● **EXERCISE BRIEF**:
Find how many lines hold the word "this". Give only the number.

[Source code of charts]

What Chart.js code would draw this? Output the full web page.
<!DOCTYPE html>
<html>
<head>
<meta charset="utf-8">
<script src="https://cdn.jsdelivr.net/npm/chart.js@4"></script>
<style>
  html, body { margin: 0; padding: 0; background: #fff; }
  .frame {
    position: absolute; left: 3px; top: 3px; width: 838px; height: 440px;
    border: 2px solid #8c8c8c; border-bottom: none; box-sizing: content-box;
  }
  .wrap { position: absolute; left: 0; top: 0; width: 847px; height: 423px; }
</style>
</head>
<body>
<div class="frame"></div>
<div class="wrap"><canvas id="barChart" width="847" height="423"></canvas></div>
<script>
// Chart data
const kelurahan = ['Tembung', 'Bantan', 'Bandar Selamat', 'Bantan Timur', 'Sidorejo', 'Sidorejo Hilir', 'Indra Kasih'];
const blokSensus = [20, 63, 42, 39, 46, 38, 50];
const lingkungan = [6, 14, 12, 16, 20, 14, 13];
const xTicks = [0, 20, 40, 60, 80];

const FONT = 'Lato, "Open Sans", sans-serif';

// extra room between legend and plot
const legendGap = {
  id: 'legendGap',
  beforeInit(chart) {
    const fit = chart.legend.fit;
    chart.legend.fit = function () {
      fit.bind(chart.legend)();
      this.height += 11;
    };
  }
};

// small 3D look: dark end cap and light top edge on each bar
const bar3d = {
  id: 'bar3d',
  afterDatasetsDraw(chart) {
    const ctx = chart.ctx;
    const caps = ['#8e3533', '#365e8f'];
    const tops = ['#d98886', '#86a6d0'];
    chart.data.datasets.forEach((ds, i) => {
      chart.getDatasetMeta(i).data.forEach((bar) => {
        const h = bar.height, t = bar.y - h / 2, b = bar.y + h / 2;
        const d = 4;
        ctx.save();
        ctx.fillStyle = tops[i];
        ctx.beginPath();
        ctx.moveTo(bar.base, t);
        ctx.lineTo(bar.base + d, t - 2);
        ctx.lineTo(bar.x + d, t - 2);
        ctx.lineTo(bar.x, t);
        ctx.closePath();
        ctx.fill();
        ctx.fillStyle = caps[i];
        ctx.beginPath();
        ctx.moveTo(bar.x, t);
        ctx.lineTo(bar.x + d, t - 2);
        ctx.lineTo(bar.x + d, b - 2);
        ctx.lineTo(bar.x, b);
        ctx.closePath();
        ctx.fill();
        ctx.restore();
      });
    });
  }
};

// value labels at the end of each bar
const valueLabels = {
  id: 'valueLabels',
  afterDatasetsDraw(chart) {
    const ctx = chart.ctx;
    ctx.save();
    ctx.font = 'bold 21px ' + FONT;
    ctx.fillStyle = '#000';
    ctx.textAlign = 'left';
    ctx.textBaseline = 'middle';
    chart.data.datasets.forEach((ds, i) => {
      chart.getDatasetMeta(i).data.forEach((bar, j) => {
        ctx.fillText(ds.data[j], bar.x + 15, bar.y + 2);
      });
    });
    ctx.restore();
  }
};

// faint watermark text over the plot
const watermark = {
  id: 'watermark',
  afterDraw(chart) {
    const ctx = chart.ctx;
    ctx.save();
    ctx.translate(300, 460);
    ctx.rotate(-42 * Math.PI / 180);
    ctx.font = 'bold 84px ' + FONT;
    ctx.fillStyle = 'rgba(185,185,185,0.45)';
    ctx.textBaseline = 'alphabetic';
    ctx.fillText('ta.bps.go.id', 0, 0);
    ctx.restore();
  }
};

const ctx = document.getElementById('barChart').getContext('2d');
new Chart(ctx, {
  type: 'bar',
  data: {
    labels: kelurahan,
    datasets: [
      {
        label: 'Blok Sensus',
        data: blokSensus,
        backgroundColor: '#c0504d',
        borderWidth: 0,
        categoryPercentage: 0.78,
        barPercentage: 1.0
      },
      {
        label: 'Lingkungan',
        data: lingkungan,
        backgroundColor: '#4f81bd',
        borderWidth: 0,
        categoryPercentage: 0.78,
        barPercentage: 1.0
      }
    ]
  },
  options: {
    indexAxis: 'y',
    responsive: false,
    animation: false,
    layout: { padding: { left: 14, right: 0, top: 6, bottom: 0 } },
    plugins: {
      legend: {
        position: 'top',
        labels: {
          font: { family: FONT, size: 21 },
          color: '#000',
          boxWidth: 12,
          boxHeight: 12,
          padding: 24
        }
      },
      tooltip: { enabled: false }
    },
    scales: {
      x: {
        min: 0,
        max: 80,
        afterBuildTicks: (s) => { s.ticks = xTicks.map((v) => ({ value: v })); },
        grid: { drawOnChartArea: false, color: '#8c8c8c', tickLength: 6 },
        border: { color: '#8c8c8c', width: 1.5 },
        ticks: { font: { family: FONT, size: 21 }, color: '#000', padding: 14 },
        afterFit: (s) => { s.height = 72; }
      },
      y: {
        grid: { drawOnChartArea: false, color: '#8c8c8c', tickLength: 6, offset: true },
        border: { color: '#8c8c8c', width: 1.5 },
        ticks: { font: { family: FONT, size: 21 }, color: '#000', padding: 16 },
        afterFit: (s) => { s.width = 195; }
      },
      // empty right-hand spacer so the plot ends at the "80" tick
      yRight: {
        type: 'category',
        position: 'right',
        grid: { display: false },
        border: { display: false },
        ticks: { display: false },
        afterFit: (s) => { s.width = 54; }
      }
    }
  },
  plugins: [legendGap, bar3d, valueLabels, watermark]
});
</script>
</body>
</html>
...
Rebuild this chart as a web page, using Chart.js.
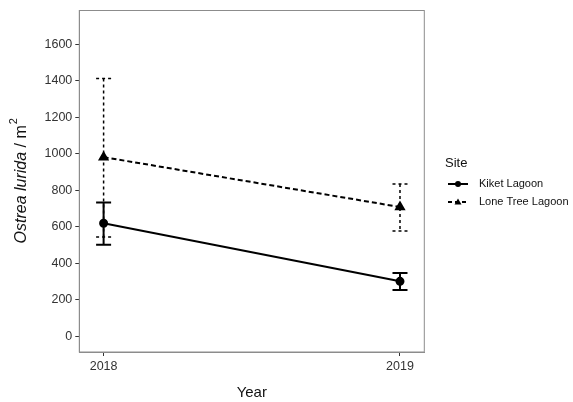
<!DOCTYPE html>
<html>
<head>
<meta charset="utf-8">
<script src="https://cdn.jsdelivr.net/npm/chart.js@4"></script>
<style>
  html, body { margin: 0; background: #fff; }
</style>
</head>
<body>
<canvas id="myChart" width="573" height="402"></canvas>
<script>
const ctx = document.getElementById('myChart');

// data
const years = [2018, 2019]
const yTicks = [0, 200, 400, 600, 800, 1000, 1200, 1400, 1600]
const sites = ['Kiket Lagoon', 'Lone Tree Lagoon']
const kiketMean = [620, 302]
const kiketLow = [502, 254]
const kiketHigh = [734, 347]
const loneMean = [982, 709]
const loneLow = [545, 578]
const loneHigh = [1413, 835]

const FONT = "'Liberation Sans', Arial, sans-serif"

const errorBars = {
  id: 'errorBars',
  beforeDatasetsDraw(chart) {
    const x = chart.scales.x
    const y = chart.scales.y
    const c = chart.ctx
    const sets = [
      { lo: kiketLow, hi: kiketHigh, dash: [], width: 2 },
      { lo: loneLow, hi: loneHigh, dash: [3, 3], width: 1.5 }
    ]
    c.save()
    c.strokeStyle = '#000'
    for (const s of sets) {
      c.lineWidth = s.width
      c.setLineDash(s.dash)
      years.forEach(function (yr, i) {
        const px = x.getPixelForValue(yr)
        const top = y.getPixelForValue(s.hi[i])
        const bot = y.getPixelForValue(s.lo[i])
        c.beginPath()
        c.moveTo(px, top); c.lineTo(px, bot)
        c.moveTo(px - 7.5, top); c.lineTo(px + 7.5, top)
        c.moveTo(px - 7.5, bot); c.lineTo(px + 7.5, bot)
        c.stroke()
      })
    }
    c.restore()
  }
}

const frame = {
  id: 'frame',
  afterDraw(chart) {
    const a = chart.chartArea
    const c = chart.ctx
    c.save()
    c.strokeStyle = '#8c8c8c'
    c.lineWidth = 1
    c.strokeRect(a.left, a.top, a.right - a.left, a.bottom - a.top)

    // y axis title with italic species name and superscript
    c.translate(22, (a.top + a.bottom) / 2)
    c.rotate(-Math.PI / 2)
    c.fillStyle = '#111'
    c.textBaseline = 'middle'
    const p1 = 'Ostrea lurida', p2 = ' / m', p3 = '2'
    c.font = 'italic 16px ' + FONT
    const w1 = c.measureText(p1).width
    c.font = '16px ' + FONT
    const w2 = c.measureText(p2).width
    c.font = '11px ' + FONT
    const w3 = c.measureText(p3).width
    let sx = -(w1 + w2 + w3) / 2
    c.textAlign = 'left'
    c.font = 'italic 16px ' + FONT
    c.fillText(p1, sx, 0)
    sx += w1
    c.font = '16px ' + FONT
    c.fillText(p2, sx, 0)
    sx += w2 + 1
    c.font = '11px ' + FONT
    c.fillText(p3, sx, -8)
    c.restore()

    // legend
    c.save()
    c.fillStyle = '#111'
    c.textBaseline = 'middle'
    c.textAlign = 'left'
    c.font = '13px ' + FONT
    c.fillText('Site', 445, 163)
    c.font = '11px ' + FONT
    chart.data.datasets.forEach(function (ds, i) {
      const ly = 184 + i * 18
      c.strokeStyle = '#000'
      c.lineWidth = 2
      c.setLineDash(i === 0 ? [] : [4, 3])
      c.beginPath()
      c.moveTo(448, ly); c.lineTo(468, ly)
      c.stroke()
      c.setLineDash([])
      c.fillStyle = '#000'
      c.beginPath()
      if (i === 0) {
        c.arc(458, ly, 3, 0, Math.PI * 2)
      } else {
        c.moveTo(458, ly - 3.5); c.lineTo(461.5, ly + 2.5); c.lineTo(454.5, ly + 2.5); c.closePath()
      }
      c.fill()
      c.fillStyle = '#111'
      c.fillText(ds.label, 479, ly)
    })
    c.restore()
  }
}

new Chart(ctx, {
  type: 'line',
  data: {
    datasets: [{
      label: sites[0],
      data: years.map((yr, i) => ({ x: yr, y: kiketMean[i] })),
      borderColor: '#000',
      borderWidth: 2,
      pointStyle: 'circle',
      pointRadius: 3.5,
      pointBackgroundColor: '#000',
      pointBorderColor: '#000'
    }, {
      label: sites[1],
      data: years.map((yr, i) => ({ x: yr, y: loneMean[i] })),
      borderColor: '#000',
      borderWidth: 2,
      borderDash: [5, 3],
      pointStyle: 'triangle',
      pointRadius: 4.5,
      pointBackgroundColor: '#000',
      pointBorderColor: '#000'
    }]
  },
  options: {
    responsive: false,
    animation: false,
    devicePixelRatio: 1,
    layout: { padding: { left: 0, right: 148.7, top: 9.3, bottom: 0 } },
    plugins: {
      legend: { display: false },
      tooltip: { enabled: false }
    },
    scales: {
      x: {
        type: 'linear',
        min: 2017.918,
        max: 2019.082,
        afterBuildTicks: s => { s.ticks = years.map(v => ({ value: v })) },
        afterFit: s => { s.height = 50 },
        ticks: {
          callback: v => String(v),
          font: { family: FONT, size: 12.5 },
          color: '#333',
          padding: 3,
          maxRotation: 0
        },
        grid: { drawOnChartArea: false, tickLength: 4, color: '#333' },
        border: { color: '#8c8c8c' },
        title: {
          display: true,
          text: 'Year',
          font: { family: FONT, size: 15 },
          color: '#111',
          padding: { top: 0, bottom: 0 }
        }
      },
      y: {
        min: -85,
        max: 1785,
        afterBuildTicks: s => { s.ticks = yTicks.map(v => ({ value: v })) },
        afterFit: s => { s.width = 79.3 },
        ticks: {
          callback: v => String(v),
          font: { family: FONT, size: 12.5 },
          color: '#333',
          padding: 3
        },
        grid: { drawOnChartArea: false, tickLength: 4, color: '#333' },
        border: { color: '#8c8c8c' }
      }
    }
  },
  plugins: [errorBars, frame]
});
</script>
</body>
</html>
==
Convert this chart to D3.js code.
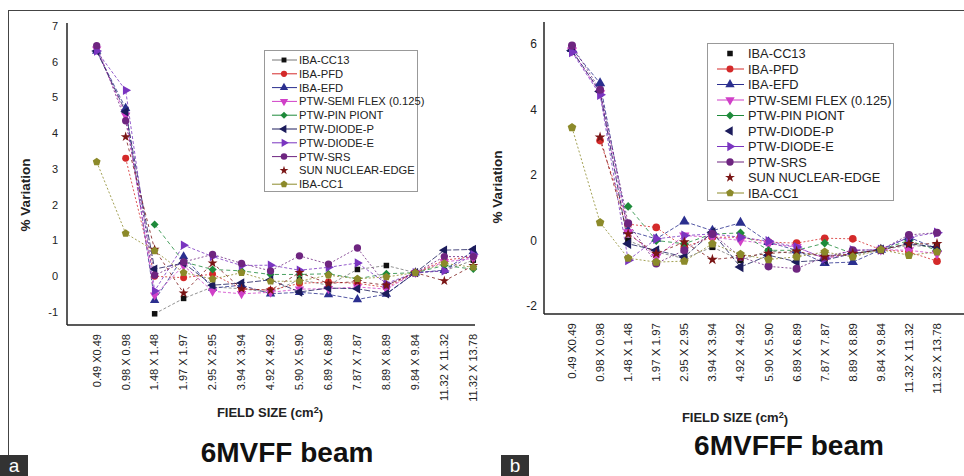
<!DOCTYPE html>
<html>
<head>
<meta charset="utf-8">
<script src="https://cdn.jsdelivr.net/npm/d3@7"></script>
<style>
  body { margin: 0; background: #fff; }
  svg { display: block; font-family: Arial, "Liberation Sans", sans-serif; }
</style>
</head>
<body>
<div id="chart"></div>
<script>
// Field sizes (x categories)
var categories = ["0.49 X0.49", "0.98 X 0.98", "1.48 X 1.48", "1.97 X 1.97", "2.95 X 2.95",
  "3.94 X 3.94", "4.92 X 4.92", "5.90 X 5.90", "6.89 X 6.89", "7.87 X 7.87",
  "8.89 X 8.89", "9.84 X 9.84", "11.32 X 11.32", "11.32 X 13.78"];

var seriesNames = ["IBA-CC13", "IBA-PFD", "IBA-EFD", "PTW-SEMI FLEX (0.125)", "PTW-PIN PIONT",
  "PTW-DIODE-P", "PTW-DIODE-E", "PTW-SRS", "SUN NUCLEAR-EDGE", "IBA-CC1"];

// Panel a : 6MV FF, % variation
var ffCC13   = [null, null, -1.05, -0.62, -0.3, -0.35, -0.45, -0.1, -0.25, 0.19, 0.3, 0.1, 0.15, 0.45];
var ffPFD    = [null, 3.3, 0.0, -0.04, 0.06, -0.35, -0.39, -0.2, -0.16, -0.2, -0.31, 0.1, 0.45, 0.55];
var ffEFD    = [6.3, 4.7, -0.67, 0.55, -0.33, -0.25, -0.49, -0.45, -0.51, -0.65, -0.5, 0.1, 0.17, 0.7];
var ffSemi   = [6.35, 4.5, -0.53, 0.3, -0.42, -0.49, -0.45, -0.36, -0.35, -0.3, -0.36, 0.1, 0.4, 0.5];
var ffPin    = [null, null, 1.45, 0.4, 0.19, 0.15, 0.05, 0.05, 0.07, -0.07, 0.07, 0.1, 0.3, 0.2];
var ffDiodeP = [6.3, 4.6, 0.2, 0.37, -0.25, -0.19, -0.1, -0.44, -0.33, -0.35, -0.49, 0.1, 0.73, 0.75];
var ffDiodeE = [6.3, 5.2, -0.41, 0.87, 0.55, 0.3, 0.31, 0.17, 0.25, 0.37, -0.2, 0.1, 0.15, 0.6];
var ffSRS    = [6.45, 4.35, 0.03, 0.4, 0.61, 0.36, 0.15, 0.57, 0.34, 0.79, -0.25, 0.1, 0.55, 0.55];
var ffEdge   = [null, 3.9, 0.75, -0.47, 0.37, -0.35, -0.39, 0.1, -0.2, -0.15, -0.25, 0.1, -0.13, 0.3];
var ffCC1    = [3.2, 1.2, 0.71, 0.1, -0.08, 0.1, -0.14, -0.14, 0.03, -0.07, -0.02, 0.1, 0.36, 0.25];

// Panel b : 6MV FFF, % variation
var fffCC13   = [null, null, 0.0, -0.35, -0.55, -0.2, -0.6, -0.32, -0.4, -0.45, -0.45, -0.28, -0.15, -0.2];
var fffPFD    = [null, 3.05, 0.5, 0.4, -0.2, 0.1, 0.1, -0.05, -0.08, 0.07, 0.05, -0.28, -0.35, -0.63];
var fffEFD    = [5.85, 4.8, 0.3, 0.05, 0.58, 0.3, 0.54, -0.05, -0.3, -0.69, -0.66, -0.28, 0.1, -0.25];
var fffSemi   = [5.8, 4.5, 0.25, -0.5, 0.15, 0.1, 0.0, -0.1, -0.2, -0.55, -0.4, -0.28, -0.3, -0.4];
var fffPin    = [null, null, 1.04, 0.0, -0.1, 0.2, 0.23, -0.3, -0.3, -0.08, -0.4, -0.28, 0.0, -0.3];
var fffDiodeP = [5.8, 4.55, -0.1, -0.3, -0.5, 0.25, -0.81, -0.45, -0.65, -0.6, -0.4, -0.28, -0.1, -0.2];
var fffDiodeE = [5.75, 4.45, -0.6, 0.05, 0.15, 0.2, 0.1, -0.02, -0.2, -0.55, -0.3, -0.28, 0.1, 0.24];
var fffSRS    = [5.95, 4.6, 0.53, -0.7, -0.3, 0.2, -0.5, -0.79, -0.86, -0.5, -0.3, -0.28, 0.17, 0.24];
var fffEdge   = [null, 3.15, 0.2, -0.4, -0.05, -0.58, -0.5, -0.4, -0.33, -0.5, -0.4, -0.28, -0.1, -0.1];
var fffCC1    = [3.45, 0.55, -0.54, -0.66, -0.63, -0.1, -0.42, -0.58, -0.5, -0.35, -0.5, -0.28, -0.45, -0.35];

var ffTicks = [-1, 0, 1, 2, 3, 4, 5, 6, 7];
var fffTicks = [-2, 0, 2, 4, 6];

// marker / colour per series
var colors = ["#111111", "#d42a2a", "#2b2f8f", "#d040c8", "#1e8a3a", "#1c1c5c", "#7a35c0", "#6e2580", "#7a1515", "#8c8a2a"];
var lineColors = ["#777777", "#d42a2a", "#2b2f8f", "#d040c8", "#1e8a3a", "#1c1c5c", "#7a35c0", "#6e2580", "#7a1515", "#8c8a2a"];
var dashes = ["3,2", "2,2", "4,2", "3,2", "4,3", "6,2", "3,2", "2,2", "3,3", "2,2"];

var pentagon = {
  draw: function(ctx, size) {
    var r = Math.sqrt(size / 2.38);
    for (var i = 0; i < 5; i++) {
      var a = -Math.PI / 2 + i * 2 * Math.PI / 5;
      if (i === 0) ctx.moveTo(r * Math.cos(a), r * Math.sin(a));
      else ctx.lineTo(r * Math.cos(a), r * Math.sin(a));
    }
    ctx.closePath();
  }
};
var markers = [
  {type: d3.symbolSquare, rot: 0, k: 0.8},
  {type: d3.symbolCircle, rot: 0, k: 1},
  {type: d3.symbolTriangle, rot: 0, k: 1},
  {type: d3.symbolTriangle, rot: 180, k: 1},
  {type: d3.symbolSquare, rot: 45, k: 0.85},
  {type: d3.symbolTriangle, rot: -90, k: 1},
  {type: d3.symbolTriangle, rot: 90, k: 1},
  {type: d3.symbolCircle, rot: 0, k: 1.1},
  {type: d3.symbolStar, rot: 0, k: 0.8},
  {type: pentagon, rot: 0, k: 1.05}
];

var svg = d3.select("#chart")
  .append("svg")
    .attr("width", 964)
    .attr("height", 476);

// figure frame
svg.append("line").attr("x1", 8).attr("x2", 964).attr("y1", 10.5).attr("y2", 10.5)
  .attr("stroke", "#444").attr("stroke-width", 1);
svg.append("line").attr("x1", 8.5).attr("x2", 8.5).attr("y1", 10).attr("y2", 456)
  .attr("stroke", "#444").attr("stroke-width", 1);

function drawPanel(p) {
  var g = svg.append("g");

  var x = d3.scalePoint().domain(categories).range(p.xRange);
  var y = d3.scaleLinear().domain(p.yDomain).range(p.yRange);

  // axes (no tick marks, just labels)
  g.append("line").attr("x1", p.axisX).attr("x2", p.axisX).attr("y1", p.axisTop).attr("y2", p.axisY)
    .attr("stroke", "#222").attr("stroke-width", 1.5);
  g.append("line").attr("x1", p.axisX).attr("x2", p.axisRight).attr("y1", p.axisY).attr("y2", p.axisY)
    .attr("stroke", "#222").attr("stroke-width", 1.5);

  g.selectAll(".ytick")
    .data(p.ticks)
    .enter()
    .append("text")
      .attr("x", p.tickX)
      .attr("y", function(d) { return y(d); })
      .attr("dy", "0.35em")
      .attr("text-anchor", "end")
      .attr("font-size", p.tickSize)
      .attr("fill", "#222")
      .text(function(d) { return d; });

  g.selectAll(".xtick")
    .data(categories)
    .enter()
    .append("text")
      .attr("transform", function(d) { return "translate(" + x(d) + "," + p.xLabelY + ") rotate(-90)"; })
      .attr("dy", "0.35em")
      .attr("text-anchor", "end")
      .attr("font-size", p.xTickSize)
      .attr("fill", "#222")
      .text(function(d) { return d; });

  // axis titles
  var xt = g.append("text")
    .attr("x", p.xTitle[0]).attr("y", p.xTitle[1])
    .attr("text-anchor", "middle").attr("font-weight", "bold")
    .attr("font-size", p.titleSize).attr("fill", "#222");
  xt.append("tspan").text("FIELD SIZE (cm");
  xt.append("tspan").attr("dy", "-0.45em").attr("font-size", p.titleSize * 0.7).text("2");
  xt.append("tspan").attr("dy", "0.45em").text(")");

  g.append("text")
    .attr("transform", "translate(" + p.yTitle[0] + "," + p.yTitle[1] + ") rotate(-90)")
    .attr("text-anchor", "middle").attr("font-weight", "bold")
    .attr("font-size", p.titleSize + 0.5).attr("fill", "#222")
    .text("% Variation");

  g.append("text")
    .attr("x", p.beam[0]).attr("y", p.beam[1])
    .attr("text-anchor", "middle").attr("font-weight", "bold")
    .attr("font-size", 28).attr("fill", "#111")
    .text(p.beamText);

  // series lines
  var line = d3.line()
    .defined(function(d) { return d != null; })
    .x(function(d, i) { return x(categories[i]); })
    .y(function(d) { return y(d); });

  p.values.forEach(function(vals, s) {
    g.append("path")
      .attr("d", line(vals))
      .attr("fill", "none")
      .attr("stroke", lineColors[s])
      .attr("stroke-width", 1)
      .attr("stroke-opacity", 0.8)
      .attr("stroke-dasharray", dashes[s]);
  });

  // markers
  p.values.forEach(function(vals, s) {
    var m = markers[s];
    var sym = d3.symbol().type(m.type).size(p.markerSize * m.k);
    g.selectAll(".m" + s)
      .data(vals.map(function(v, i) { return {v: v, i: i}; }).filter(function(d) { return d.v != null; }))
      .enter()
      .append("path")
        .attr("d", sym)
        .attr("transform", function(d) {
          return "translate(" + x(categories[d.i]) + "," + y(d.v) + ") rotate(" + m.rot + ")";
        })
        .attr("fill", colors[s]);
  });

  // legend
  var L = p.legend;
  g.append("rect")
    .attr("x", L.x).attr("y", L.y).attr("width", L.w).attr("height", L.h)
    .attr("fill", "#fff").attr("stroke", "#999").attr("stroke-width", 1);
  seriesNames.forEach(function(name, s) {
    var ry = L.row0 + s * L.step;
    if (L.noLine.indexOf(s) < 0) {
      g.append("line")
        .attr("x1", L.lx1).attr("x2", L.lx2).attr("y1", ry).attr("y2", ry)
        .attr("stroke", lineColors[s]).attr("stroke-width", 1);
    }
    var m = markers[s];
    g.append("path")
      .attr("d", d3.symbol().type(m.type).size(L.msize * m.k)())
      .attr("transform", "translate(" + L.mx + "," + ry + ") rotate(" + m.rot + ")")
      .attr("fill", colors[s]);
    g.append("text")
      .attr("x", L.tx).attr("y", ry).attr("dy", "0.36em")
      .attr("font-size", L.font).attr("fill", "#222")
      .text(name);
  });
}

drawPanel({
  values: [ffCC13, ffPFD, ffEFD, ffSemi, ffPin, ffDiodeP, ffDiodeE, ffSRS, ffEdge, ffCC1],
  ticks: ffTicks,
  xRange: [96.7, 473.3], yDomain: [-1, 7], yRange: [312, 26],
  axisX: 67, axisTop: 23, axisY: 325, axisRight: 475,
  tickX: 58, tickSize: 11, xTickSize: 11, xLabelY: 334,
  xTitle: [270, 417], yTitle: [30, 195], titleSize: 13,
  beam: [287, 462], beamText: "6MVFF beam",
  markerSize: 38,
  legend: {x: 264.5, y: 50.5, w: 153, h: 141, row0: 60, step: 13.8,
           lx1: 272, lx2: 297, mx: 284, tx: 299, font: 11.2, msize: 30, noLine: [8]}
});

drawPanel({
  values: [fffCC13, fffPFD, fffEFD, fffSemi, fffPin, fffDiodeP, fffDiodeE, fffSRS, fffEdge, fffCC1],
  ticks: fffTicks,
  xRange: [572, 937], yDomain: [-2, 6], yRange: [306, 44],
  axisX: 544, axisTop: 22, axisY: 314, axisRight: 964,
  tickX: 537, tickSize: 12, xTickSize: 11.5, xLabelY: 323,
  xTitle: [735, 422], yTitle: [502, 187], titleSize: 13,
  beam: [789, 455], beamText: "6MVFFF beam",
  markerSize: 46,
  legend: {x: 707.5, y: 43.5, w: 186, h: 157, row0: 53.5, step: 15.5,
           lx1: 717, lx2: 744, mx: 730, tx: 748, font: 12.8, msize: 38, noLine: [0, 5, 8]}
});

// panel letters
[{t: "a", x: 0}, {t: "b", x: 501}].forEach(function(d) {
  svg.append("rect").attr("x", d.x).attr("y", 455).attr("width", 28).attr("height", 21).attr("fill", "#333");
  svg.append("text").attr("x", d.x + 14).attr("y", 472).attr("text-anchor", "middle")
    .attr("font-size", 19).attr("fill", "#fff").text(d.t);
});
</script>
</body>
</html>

● **REPLY**:
4